NANOG67 - Tipping point of community and sponsor bashing?

Dave Temkin dave at temk.in
Wed Jun 15 16:19:43 UTC 2016


I hope you'll excuse the aggressive snipping, as I wanted to try to address
as many of your points without repeating myself as possible.

On Wed, Jun 15, 2016 at 8:48 AM, Nick Hilliard <nick at foobar.org> wrote:

> Hi Dave,
>
> Dave Temkin wrote:
>
> With respect to all parties involved in this discussion, I'd suggest
> that these four IXPs are not representative of the IXP community in the
> areas that you talked about, namely size, marketing budgets, corporate
> profit / surplus or expansion intentions.
>

They are representative of the most important IXPs to deliver traffic from
in Western Europe.

I would posit that what defines important to me may not be what defines
important to you and the same can be said when you look at how various
"internet" companies look at what's important in their vertical.


>
> >
> https://docs.google.com/spreadsheets/d/18ztPX_ysWYqEhJlf2SKQQsTNRbkwoxPSfaC6ScEZAG8/edit?pref=2&pli=1#gid=0
>
> I have heard people from other large US
> multinationals say that LINX's outreach and policy representation alone
> were worth the port charges they pay.


I dedicated an entire slide to this. I think Malcom does great work.


> Netnod runs a dns root server
> system (i.root-servers.net) as well as a heavy duty time service.


There are others who do this for no cost and some who do it for government
money. Whether or not my port fees should subsidize this is a valid
question, and was brought up in the Q&A afterwards.


>
> Regarding the pricing reduction on page 16 of your preso, the US$ and
> UK£ are not much different than what they were 5 years ago, but the €
> has dropped by 30% against the US$.
>

You speak to this below, however if my business is primarily run in USD
(which was the relevant use case presented: I'm a US company deciding if I
should peer in Europe or buy transit) then those currency fluctuations have
a very different impact than if I'm a European company functioning
primarily in local currency.


>
> You made the point that some US companies buy services in Europe using
> US$, but not all do.
>

Not all do. Again, this wasn't an exhaustive list of what every IXP and
every member does. This is what I see, and the entire presentation was
framed as that. How currency fluctuations impact my business will likely
vary significantly from how they impact yours.

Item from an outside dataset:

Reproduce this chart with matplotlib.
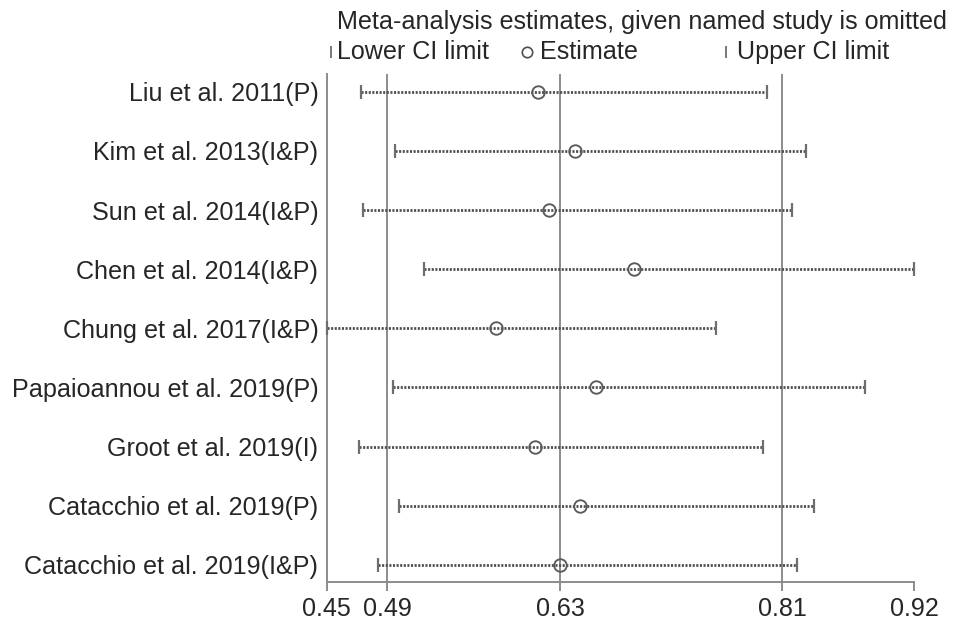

> Regardless of all that, Job's pricing spreadsheet suggests that the
> pricing models are substantially lower for the other IXPs in his list,
> and have seen proportional reductions at least equal to transit pricing
> drops, if not greater.  If your talk was about IXPs in general, this was
> an important omission.
>

There are absolutely some great pricing models on IXPs. There are also some
terrible ones. I highlighted the ones I find to be bad. Again, my
presentation, my opinion, in the same way that someone might stand up and
say "Cisco sucks because they don't have the CLI I want" or "Juniper sucks
because they charge too much for ports with TCAM". I don't have to then
present an exhaustive list of those that are better in order to validate my
claim.

I did purposefully mention SIX as a polar opposite example - there is
definitely a happy medium to be found.


> Two of the organisations you mentioned are member-owned and are bound by
> formal votes from their membership.  Member votes are, in fact, legally
> binding in most if not all member-owned IXPs that I'm aware of in
> Europe.  Netnod, DECIX and many others are not participant-owned, so
> this does not apply.
>

Which I mentioned in my presentation. I refrained from exhaustively
explaining each model as IANAL and didn't feel it made sense for me to
attempt to explain four different nations laws. I did invite comment from
the floor for the organizations mentioned to do so, and they declined.

To be clear: I did apologize both in the Plenary and then later on Twitter
if the "Membership" slide was misleading, as I did not intend on implying
that LINX is not a member owned organization.


>
> In the area of marketing budgets and expansion, there is probably a
> correlation between the two, but I think it's worth mentioning that
> pretty much no other IXP - at least out of those mentioned in Job's
> spreadsheet - have anything close to that % of their overall budgets
> dedicated to marketing
>

It wasn't. It was about the IXPs that mattered to me. If we had an entire
day to talk about this I could've been way more exhaustive (and everyone
would've been way more exhausted...). LONAP and INEX are great counter
examples.


> If people don't like the idea of LINX, DE-CIX and AMS-IX expanding
> outside their current markets, they don't have to connect to them and
> that's ok because this is a fully unregulated market: no-one has ever
> forced anyone to connect to any IXP.
>

Completely agree!


>
> Otherwise, thanks for giving a great talk - it's both refreshing and
> stimulating to have this discussion, and it's great to get feedback from
> the community about it.
>
>
Thank you! That was the point of the talk: to start the discussion. It
definitely has, and I'm glad for that.